▶ _PROBLEM STATEMENT_: Transcribe the whole listing without a single picture.

======

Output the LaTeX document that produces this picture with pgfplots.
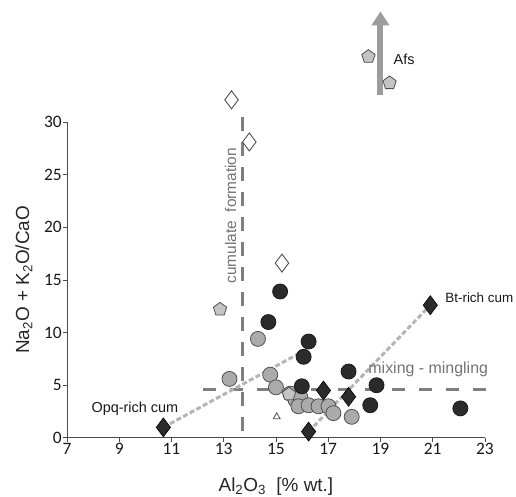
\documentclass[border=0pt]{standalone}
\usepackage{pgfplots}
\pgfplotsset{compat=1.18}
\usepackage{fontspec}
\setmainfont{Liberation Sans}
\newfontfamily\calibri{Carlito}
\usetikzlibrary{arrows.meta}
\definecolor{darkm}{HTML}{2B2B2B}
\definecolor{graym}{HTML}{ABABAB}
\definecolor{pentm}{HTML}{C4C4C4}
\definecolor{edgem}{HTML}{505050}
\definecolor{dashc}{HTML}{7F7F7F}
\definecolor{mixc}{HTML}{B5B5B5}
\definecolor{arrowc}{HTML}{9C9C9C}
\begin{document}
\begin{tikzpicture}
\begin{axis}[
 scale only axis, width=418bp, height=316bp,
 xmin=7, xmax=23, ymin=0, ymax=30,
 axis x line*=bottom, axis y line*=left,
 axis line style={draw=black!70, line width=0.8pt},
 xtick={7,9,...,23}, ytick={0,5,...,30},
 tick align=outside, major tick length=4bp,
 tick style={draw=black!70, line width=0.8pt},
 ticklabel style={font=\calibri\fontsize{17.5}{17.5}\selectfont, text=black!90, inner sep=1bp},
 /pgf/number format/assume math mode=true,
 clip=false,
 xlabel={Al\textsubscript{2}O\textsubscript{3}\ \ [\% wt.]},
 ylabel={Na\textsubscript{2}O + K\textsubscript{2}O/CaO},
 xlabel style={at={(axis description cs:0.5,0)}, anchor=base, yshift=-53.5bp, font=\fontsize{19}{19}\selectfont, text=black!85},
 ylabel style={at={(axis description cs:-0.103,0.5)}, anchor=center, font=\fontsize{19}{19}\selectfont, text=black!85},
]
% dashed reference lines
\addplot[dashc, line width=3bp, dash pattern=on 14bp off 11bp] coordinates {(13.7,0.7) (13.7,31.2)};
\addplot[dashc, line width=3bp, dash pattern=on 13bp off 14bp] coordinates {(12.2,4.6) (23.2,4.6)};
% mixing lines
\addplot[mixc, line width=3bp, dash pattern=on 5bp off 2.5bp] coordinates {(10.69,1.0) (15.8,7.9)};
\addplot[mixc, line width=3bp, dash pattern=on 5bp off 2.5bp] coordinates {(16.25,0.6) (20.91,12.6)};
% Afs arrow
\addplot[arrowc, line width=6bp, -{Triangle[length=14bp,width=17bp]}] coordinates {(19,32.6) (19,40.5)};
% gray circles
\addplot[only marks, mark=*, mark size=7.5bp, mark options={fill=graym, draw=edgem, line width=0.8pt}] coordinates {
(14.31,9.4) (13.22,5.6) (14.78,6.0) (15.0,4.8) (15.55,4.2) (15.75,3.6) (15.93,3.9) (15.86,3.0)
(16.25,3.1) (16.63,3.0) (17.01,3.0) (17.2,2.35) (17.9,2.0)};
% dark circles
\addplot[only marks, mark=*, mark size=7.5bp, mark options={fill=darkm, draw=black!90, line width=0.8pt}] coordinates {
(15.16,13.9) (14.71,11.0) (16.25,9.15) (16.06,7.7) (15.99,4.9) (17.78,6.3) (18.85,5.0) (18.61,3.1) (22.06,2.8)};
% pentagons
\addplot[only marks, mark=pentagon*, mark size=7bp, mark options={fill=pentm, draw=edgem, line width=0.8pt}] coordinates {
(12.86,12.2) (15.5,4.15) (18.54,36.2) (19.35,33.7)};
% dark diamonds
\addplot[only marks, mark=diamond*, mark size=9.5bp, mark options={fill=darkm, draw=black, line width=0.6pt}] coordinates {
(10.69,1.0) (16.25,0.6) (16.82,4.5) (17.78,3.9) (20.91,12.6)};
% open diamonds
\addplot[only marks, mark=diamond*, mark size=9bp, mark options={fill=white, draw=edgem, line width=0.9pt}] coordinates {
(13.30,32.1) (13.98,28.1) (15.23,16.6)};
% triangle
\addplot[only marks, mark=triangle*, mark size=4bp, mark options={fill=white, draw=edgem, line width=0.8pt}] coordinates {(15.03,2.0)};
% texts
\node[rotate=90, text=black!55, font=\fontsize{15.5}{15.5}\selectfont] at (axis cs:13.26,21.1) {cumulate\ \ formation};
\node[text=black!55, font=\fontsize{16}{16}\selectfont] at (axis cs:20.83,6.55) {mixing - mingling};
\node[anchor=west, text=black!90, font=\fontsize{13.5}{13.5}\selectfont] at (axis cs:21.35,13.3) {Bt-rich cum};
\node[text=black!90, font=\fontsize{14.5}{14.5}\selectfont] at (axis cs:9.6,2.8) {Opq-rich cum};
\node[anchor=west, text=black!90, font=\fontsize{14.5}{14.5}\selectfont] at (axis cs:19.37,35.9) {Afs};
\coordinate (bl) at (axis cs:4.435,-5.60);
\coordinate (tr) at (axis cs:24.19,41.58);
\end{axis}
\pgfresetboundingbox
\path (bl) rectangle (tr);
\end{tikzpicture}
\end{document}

======

▶ _SOLUTION BELOW_:
Output the LaTeX document that produces this picture with pgfplots.
\documentclass[border=0pt]{standalone}
\usepackage{pgfplots}
\pgfplotsset{compat=1.18}
\usepackage{fontspec}
\setmainfont{Liberation Sans}
\newfontfamily\calibri{Carlito}
\usetikzlibrary{arrows.meta}
\definecolor{darkm}{HTML}{2B2B2B}
\definecolor{graym}{HTML}{ABABAB}
\definecolor{pentm}{HTML}{C4C4C4}
\definecolor{edgem}{HTML}{505050}
\definecolor{dashc}{HTML}{7F7F7F}
\definecolor{mixc}{HTML}{B5B5B5}
\definecolor{arrowc}{HTML}{9C9C9C}
\begin{document}
\begin{tikzpicture}
\begin{axis}[
 scale only axis, width=418bp, height=316bp,
 xmin=7, xmax=23, ymin=0, ymax=30,
 axis x line*=bottom, axis y line*=left,
 axis line style={draw=black!70, line width=0.8pt},
 xtick={7,9,...,23}, ytick={0,5,...,30},
 tick align=outside, major tick length=4bp,
 tick style={draw=black!70, line width=0.8pt},
 ticklabel style={font=\calibri\fontsize{17.5}{17.5}\selectfont, text=black!90, inner sep=1bp},
 /pgf/number format/assume math mode=true,
 clip=false,
 xlabel={Al\textsubscript{2}O\textsubscript{3}\ \ [\% wt.]},
 ylabel={Na\textsubscript{2}O + K\textsubscript{2}O/CaO},
 xlabel style={at={(axis description cs:0.5,0)}, anchor=base, yshift=-53.5bp, font=\fontsize{19}{19}\selectfont, text=black!85},
 ylabel style={at={(axis description cs:-0.103,0.5)}, anchor=center, font=\fontsize{19}{19}\selectfont, text=black!85},
]
% dashed reference lines
\addplot[dashc, line width=3bp, dash pattern=on 14bp off 11bp] coordinates {(13.7,0.7) (13.7,31.2)};
\addplot[dashc, line width=3bp, dash pattern=on 13bp off 14bp] coordinates {(12.2,4.6) (23.2,4.6)};
% mixing lines
\addplot[mixc, line width=3bp, dash pattern=on 5bp off 2.5bp] coordinates {(10.69,1.0) (15.8,7.9)};
\addplot[mixc, line width=3bp, dash pattern=on 5bp off 2.5bp] coordinates {(16.25,0.6) (20.91,12.6)};
% Afs arrow
\addplot[arrowc, line width=6bp, -{Triangle[length=14bp,width=17bp]}] coordinates {(19,32.6) (19,40.5)};
% gray circles
\addplot[only marks, mark=*, mark size=7.5bp, mark options={fill=graym, draw=edgem, line width=0.8pt}] coordinates {
(14.31,9.4) (13.22,5.6) (14.78,6.0) (15.0,4.8) (15.55,4.2) (15.75,3.6) (15.93,3.9) (15.86,3.0)
(16.25,3.1) (16.63,3.0) (17.01,3.0) (17.2,2.35) (17.9,2.0)};
% dark circles
\addplot[only marks, mark=*, mark size=7.5bp, mark options={fill=darkm, draw=black!90, line width=0.8pt}] coordinates {
(15.16,13.9) (14.71,11.0) (16.25,9.15) (16.06,7.7) (15.99,4.9) (17.78,6.3) (18.85,5.0) (18.61,3.1) (22.06,2.8)};
% pentagons
\addplot[only marks, mark=pentagon*, mark size=7bp, mark options={fill=pentm, draw=edgem, line width=0.8pt}] coordinates {
(12.86,12.2) (15.5,4.15) (18.54,36.2) (19.35,33.7)};
% dark diamonds
\addplot[only marks, mark=diamond*, mark size=9.5bp, mark options={fill=darkm, draw=black, line width=0.6pt}] coordinates {
(10.69,1.0) (16.25,0.6) (16.82,4.5) (17.78,3.9) (20.91,12.6)};
% open diamonds
\addplot[only marks, mark=diamond*, mark size=9bp, mark options={fill=white, draw=edgem, line width=0.9pt}] coordinates {
(13.30,32.1) (13.98,28.1) (15.23,16.6)};
% triangle
\addplot[only marks, mark=triangle*, mark size=4bp, mark options={fill=white, draw=edgem, line width=0.8pt}] coordinates {(15.03,2.0)};
% texts
\node[rotate=90, text=black!55, font=\fontsize{15.5}{15.5}\selectfont] at (axis cs:13.26,21.1) {cumulate\ \ formation};
\node[text=black!55, font=\fontsize{16}{16}\selectfont] at (axis cs:20.83,6.55) {mixing - mingling};
\node[anchor=west, text=black!90, font=\fontsize{13.5}{13.5}\selectfont] at (axis cs:21.35,13.3) {Bt-rich cum};
\node[text=black!90, font=\fontsize{14.5}{14.5}\selectfont] at (axis cs:9.6,2.8) {Opq-rich cum};
\node[anchor=west, text=black!90, font=\fontsize{14.5}{14.5}\selectfont] at (axis cs:19.37,35.9) {Afs};
\coordinate (bl) at (axis cs:4.435,-5.60);
\coordinate (tr) at (axis cs:24.19,41.58);
\end{axis}
\pgfresetboundingbox
\path (bl) rectangle (tr);
\end{tikzpicture}
\end{document}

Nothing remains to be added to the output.